Wenn man eine Zeit lang von Anwälten, Richtern und Legal Technologists umgeben ist, werden einem einige Fakten aus dem Rechtswesen verhältnismäßig schnell klar. Eines der obersten Gebote im Anwaltswesen ist es Stunden zu leisten, die auch tatsächlich zu verrechnen sind.
Erklärt man beispielsweise einem Anwalt warum er ein Dokument verschlüsseln oder in einem bestimmten Ordner mit eingeschränkten Zugriffsrechten ablegen sollte, wäre eine mögliche Antwort: „In dieser Zeit kann ich mit meinen Klienten telefonieren und Geld für die Kanzlei verdienen.“
E-Mails, SMS-Nachrichten, Vermerke, Dokumente und digitale Akten von Anwaltskanzleien enthalten durchweg wichtige Firmengeheimnisse und andere vertrauliche Informationen. Schenkt man den Diskussionsbeiträgen auf Fachveranstaltungen wie der LegalTech Glauben, könnten Kanzleien jedoch deutlich mehr tun, um ihre Daten zu schützen.
Einerseits ermöglichen es die digitalen Technologien schneller zu arbeiten und durchaus mehr Einnahmen zu erzielen. Doch Technologie ist ein zweischneidiges Schwert. Mehr Aufträge bedeuten mehr Daten, und diese machen Kanzleien angreifbar. Anwaltskanzleien sind bereits Hacking-Angriffen zum Opfer gefallen, allerdings (bisher) nicht in einem Ausmaß, wie wir es von anderen Branchen kennen. Grund genug zur Besorgnis, denn wahrscheinlich möchte keine Kanzlei als „Sony der Rechtswelt“ in die Annalen eingehen.
Kanzleien sind sozusagen das Sahnehäubchen der Informationswirtschaft, denn sie verfügen über echte Datenschätze. Vielfach bleibt aber der Eindruck bestehen, dass die potenziell Betroffenen dem Thema Cybersicherheit nicht die verdiente Aufmerksamkeit schenken.

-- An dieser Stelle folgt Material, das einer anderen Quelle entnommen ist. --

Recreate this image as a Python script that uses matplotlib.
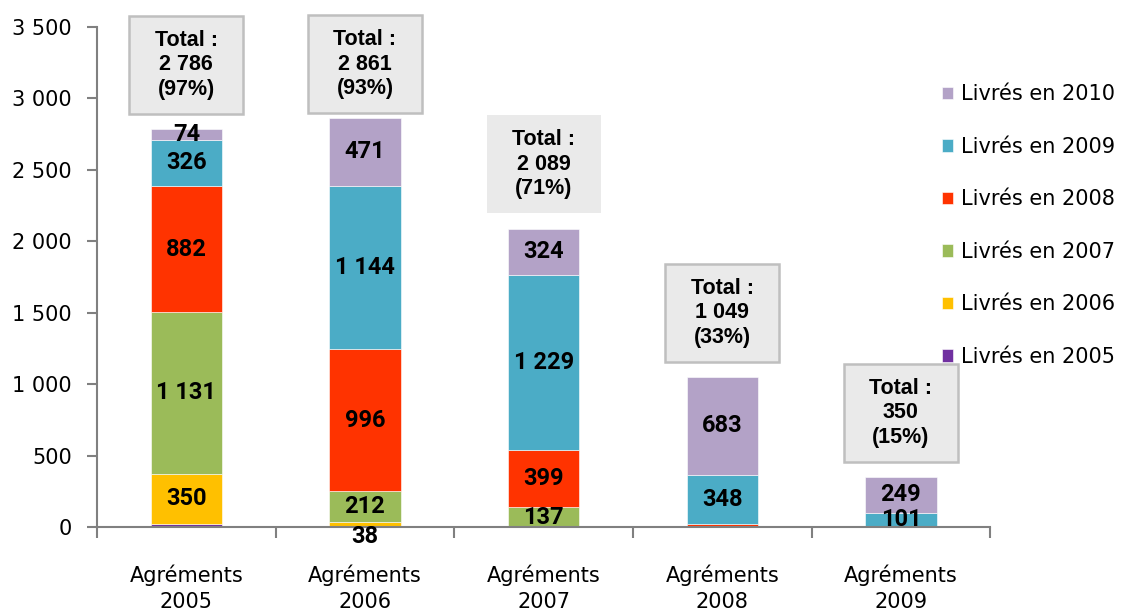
import matplotlib
matplotlib.use('Agg')
import numpy as np
from matplotlib import pyplot as plt
from matplotlib.patches import Rectangle

# data
categories = ['Agréments\n2005', 'Agréments\n2006', 'Agréments\n2007',
              'Agréments\n2008', 'Agréments\n2009']
series_names = ['Livrés en 2005', 'Livrés en 2006', 'Livrés en 2007',
                'Livrés en 2008', 'Livrés en 2009', 'Livrés en 2010']
livres_2005 = [23, 0, 0, 0, 0]
livres_2006 = [350, 38, 0, 0, 0]
livres_2007 = [1131, 212, 137, 0, 0]
livres_2008 = [882, 996, 399, 18, 0]
livres_2009 = [326, 1144, 1229, 348, 101]
livres_2010 = [74, 471, 324, 683, 249]
totals = [2786, 2861, 2089, 1049, 350]
total_labels = ['2 786', '2 861', '2 089', '1 049', '350']
percents = ['97%', '93%', '71%', '33%', '15%']
yticks = [0, 500, 1000, 1500, 2000, 2500, 3000, 3500]
ytick_labels = ['0', '500', '1 000', '1 500', '2 000', '2 500', '3 000', '3 500']

colors = ['#7030A0', '#FFC000', '#9BBB59', '#FF3300', '#4BACC6', '#B3A2C7']
series = [livres_2005, livres_2006, livres_2007, livres_2008, livres_2009,
          livres_2010]


def fmt(v):
    return '{:,}'.format(v).replace(',', ' ')


fig = plt.figure(figsize=(11.24, 6.12), dpi=100)
ax = fig.add_axes([0.0863, 0.139, 0.7947, 0.817])
x = np.arange(len(categories))
bottom = np.zeros(len(categories))
handles = []
for vals, col, name in zip(series, colors, series_names):
    vals = np.array(vals, dtype=float)
    h = ax.bar(x, vals, 0.4, bottom=bottom, color=col, label=name,
               edgecolor='white', linewidth=0.4)
    handles.append(h)
    for xi, v, b in zip(x, vals, bottom):
        if v >= 30:
            # the tiny segment label sits just under the axis
            off = -9 if v < 60 and b < 10 else 0
            ax.annotate(fmt(int(v)), (xi, b + v / 2), xytext=(0, off),
                        textcoords='offset points', ha='center', va='center',
                        fontsize=17, fontweight='bold', family='Roboto')
    bottom += vals

# total boxes: fixed size grey boxes above each bar
box_w, box_h = 0.637, 686
for xi, t, tl, p in zip(x, totals, total_labels, percents):
    yc = min(t + 450, 3240)
    edge = 'none' if xi == 2 else '#BFBFBF'
    ax.add_patch(Rectangle((xi - box_w / 2, yc - box_h / 2), box_w, box_h,
                           facecolor='#EAEAEA', edgecolor=edge,
                           linewidth=1.8, clip_on=False, zorder=3))
    ax.text(xi, yc, 'Total :\n{}\n({})'.format(tl, p), ha='center',
            va='center', fontsize=15.5, fontweight='bold',
            family='Liberation Sans', linespacing=1.22, zorder=4)

ax.set_xlim(-0.5, len(categories) - 0.5)
ax.set_ylim(0, 3500)
ax.set_yticks(yticks)
ax.set_yticklabels(ytick_labels, fontsize=15, family='DejaVu Sans')
ax.set_xticks(x)
ax.set_xticklabels(categories, fontsize=15, family='DejaVu Sans',
                   linespacing=1.35)
ax.set_xticks(np.arange(len(categories) + 1) - 0.5, minor=True)
ax.tick_params(axis='x', which='major', length=0, pad=27)
ax.tick_params(axis='x', which='minor', length=8, width=1.5, color='#808080',
               direction='out')
ax.tick_params(axis='y', length=7, width=1.5, color='#808080', pad=11)
for s in ['top', 'right']:
    ax.spines[s].set_visible(False)
for s in ['left', 'bottom']:
    ax.spines[s].set_color('#808080')
    ax.spines[s].set_linewidth(1.5)

leg = fig.legend(handles[::-1], series_names[::-1], loc='upper left',
                 bbox_to_anchor=(0.821, 0.893), frameon=False,
                 prop={'family': 'DejaVu Sans', 'size': 15},
                 handlelength=0.55, handleheight=0.55, handletextpad=0.4,
                 labelspacing=1.56)

fig.savefig('out.png', dpi=100)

Der Widerspruch: Die Daten sind wertvoll, aber deren Schutz gerät mit dem Ziel in Konflikt abrechenbare Stunden zu generieren oder generieren zu müssen. Datenschutz wird so zu einer Unannehmlichkeit. Das heißt nicht, dass überhaupt keine Maßnahmen ergriffen worden sind. Allerdings beschränken sich diese meist auf den Schutz an der Netzwerkgrenze. Und das obwohl sich die meisten Branchenkenner durchaus der Tatsache bewusst sind, dass eigentlich das zählt, was sich im Inneren befindet.

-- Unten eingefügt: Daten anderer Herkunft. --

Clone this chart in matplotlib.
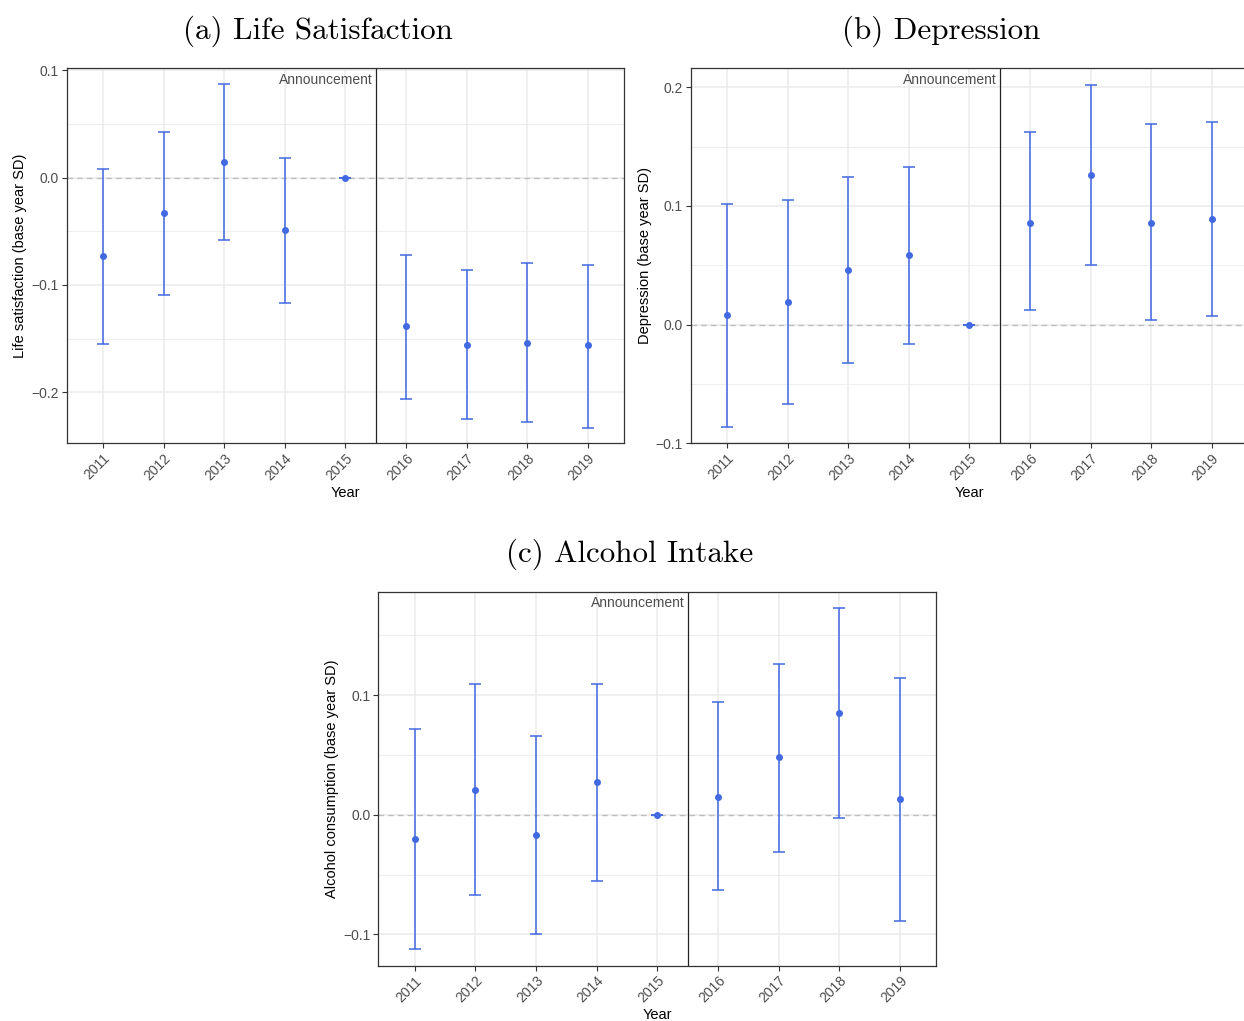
import matplotlib
matplotlib.use('Agg')
import matplotlib.pyplot as plt
import numpy as np

years = [2011, 2012, 2013, 2014, 2015, 2016, 2017, 2018, 2019]

# (a) life satisfaction
life_est = [-0.073, -0.033, 0.015, -0.049, 0.0, -0.138, -0.156, -0.154, -0.156]
life_lo = [-0.155, -0.109, -0.058, -0.117, 0.0, -0.206, -0.225, -0.228, -0.233]
life_hi = [0.008, 0.043, 0.087, 0.018, 0.0, -0.072, -0.086, -0.080, -0.081]

# (b) depression
dep_est = [0.008, 0.019, 0.046, 0.059, 0.0, 0.086, 0.126, 0.086, 0.089]
dep_lo = [-0.086, -0.067, -0.032, -0.016, 0.0, 0.012, 0.050, 0.004, 0.007]
dep_hi = [0.102, 0.105, 0.124, 0.133, 0.0, 0.162, 0.202, 0.169, 0.171]

# (c) alcohol
alc_est = [-0.020, 0.021, -0.017, 0.027, 0.0, 0.015, 0.048, 0.085, 0.013]
alc_lo = [-0.112, -0.067, -0.100, -0.055, 0.0, -0.063, -0.031, -0.003, -0.089]
alc_hi = [0.072, 0.109, 0.066, 0.109, 0.0, 0.094, 0.126, 0.173, 0.114]

blue = '#4169E1'
W, H = 1244, 1021

fig = plt.figure(figsize=(W / 100, H / 100), dpi=100)
plt.rcParams['font.family'] = ['Liberation Sans', 'DejaVu Sans']


def panel(px, title, tpos, est, lo, hi, ylabel, ylim, yticks, minor):
    left, top, right, bottom = px
    ax = fig.add_axes([left / W, 1 - bottom / H, (right - left) / W, (bottom - top) / H])
    ax.set_xlim(2010.4, 2019.6)
    ax.set_ylim(*ylim)
    for y in minor:
        ax.axhline(y, color='#EBEBEB', lw=0.6, zorder=0)
    for y in yticks:
        ax.axhline(y, color='#EBEBEB', lw=1.1, zorder=0)
    for x in years:
        ax.axvline(x, color='#EBEBEB', lw=1.1, zorder=0)
    ax.axhline(0, color='#BEBEBE', lw=1.0, ls=(0, (4, 3)), zorder=1)
    ax.axvline(2015.5, color='#222222', lw=0.9, zorder=2)
    est = np.array(est)
    err = [est - np.array(lo), np.array(hi) - est]
    ax.errorbar(years, est, yerr=err, fmt='o', color=blue, ms=4, lw=1.1,
                capsize=4.3, capthick=1.1, zorder=3)
    ax.set_xticks(years)
    ax.set_xticklabels([str(y) for y in years], rotation=45, ha='right', va='top',
                       rotation_mode='anchor')
    ax.set_yticks(yticks)
    ax.set_yticklabels(['\u2212' + f'{abs(v):.1f}' if v < 0 else f'{v:.1f}' for v in yticks])
    ax.tick_params(length=3.5, width=0.8, color='#333333', labelcolor='#4D4D4D',
                   labelsize=10, pad=2)
    for s in ax.spines.values():
        s.set_color('#333333')
        s.set_linewidth(0.9)
    ax.set_xlabel('Year', fontsize=10.5, labelpad=2)
    ax.set_ylabel(ylabel, fontsize=10.5, labelpad=3)
    ax.text(2015.45, ylim[1] - (ylim[1] - ylim[0]) * 0.012, 'Announcement',
            ha='right', va='top', fontsize=10, color='#4D4D4D')
    fig.text(tpos[0] / W, 1 - tpos[1] / H, title, ha='center', va='center',
             fontsize=22.4, family='cmr10')
    return ax


panel((66.7, 68.3, 624, 443.3), '(a) Life Satisfaction', (317.5, 31), life_est, life_lo, life_hi,
      'Life satisfaction (base year SD)', (-0.2477, 0.102), [-0.2, -0.1, 0.0, 0.1],
      [-0.25, -0.15, -0.05, 0.05])
panel((690.7, 68.3, 1248, 443.3), '(b) Depression', (941.5, 31), dep_est, dep_lo, dep_hi,
      'Depression (base year SD)', (-0.1, 0.216), [-0.1, 0.0, 0.1, 0.2],
      [-0.05, 0.05, 0.15])
panel((378.3, 591.7, 936.3, 966), '(c) Alcohol Intake', (630, 554), alc_est, alc_lo, alc_hi,
      'Alcohol consumption (base year SD)', (-0.1264, 0.1863), [-0.1, 0.0, 0.1],
      [-0.05, 0.05, 0.15])

fig.savefig('out.png', dpi=100)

Wie wir schon in einem englischsprachigen Blog geschrieben haben, unterliegen Anwälte auch ethischen Verpflichtungen – in den USA sind das die so genannten Model Rules – zum Schutz von Daten.
Unternehmensjuristen stehen häufig vor ähnlichen Konflikten wie dem beschriebenen, doch hier herrscht eine andere Dynamik vor. Eines der großen Probleme an dieser Stelle ist das Thema der Datenlöschung. Welche Daten könnten tatsächlich gelöscht werden und welche werden vielleicht noch in einem eDiscovery-Verfahren benötigt?

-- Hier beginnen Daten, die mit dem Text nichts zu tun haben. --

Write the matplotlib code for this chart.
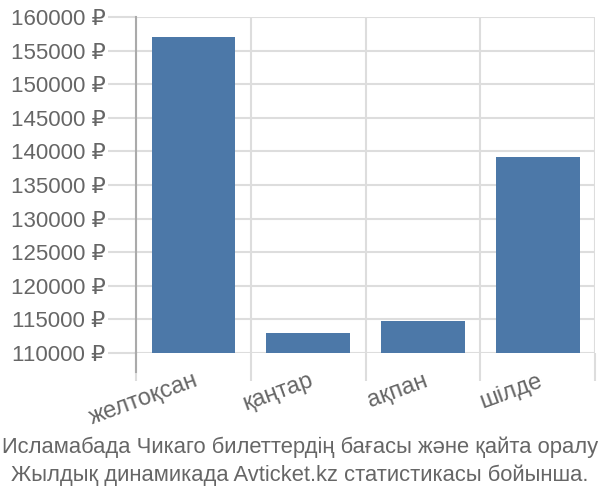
import numpy as np
import matplotlib.pyplot as plt

plt.rcParams['font.family'] = ['Liberation Sans', 'DejaVu Sans']

# data
months = ['желтоқсан', 'қаңтар', 'ақпан', 'шілде']
prices = [157000, 112950, 114750, 139100]
yticks = np.arange(110000, 160001, 5000)
title_lines = ['Исламабада Чикаго билеттердің бағасы және қайта оралу',
               'Жылдық динамикада Avticket.kz статистикасы бойынша.']

fig = plt.figure(figsize=(6, 5), dpi=100)
ax = fig.add_axes([0.227, 0.294, 0.765, 0.672])

x = np.arange(len(months))
ax.bar(x, prices, width=0.73, color='#4c78a8', zorder=3)

ax.set_xlim(-0.5, len(months) - 0.5)
ax.set_ylim(110000, 160000)
ax.set_yticks(yticks)
ax.set_yticklabels(['%d ₽' % v for v in yticks])
ax.set_xticks(x)
ax.set_xticklabels(months, rotation=20, ha='right', rotation_mode='anchor')
ax.set_xticks(np.arange(-0.5, len(months)), minor=True)

grid_c = '#dddddd'
ax.grid(axis='y', color=grid_c, linewidth=1.5, zorder=0)
ax.grid(axis='x', which='minor', color=grid_c, linewidth=1.5, zorder=0)
ax.tick_params(axis='y', length=20, color=grid_c, width=1.5, labelsize=16, labelcolor='#666666', pad=2)
ax.tick_params(axis='x', which='minor', length=20, color=grid_c, width=1.5)
ax.tick_params(axis='x', which='major', length=0, labelsize=17, labelcolor='#666666', pad=12)

for s in ['top', 'right', 'bottom']:
    ax.spines[s].set_visible(False)
ax.spines['left'].set_color('#aaaaaa')
ax.spines['left'].set_linewidth(1.5)
ax.plot([0, 0], [0, -0.056], transform=ax.transAxes, color='#aaaaaa', lw=1.5, clip_on=False)

fig.text(0.5, 0.106, title_lines[0], ha='center', va='center', fontsize=15.8, color='#666666')
fig.text(0.5, 0.05, title_lines[1], ha='center', va='center', fontsize=15.8, color='#666666')

plt.savefig('out.png', dpi=100)
plt.close()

Sobald von einem Gerichtsverfahren ausgegangen werden kann, gilt eine Aufbewahrungspflicht für Daten. Werden diese Daten gelöscht, kann einem Unternehmen schnell die Vernichtung von Beweismitteln vorgeworfen werden, und das wiederum zieht Sanktionen nach sich.
Übertriebene Vorsicht kann aber auch zum Problem werden. Microsoft bewahrte beispielsweise aufgrund nicht abgeschlossener Rechtsstreitigkeiten 261 Terabyte an Mitarbeiterdaten auf. Bei mehreren Verfahren ein nicht ganz billiges Unterfangen. Dies betrifft insbesondere Fortune-500-Unternehmen.
Hier kommt der Grundsatz der Verhältnismäßigkeit ins Spiel. In den vergangenen Jahren wurde Unternehmen ein gewisser Spielraum bei der Löschung von Daten eingeräumt, wobei Faktoren des spezifischen Falls und die Relevanz der entsprechenden Daten abgewogen werden.
Im Prinzip handelt es sich dabei um ein Governance-Problem und inzwischen entwickelt sich ein entsprechendes Bewusstsein in der Branche. Eine Möglichkeit, das Spannungsfeld zwischen Datensicherheit, Einkommen und rechtlichen Verpflichtungen zumindest in der Unternehmenswelt zu lösen, besteht darin, Chief Legal Officers und Chief Privacy Officers bei Governance-Fragen eine größere Entscheidungsbefugnis zu geben.
Juristen wissen, welche Informationen wertvoll sind, und die IT kann die entsprechende Technologie implementieren.